Noisette ticks off potential actors for the job, listing Yahya Abdul-Mateen II, John David Washington (a "Denzel connection"), Y'lan Noel and Damson Idris.
"There really is a long list of actors," he says. "And the reason why it's so hard for people to think about this is because they don't have those opportunities. If they had those opportunities, it would be easier for us to rattle them off. That is even more reason why we should recast."
Noisette says that he already feels like the petition has been a victory — because the goal was for it to be a conversation starter. While the ideal outcome would be the character being recast, not even now but eventually, he feels great appreciation that it sparked this conversation that is leading people to think about the impact of Black representation.
"More importantly, it's helping us understand what these characters are meant for," he says. They're not meant for us. I'm a grown man. It's meant for the kids. These superheroes are created for children to have role models. What sense does it make if we wanted to take a character away for five, 10, 15 years because we adults are too emotionally vested?
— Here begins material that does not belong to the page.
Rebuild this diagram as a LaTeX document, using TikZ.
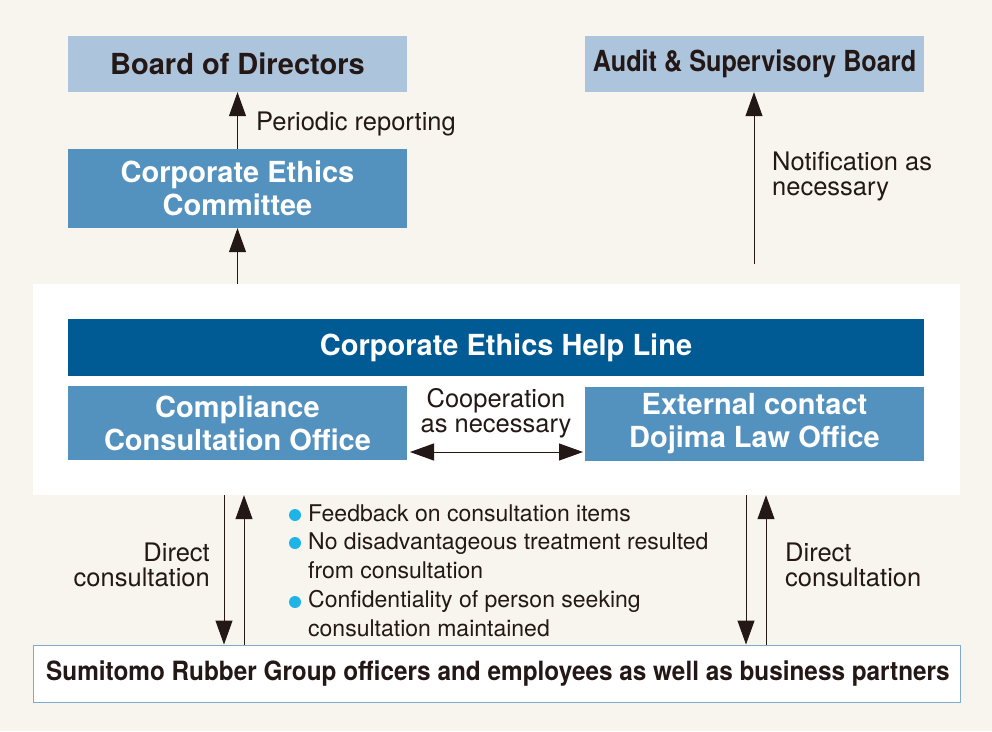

And these kids that they literally look up to them, they have nothing, They have to wait until they are adults to have their superhero? That's not right. It's not for us."
There's been a lot going on with this film in recent months. Wright — whose Shuri has been discussed as potentially taking T'Challa's place — has been in the headlines after denying she was pushing anti-vax opinions on the set. She also sustained an injury in August, leading to production being shut down until 2022. While there were rumors maybe Wright wouldn't return, she will remain part of the cast, per The Hollywood Reporter.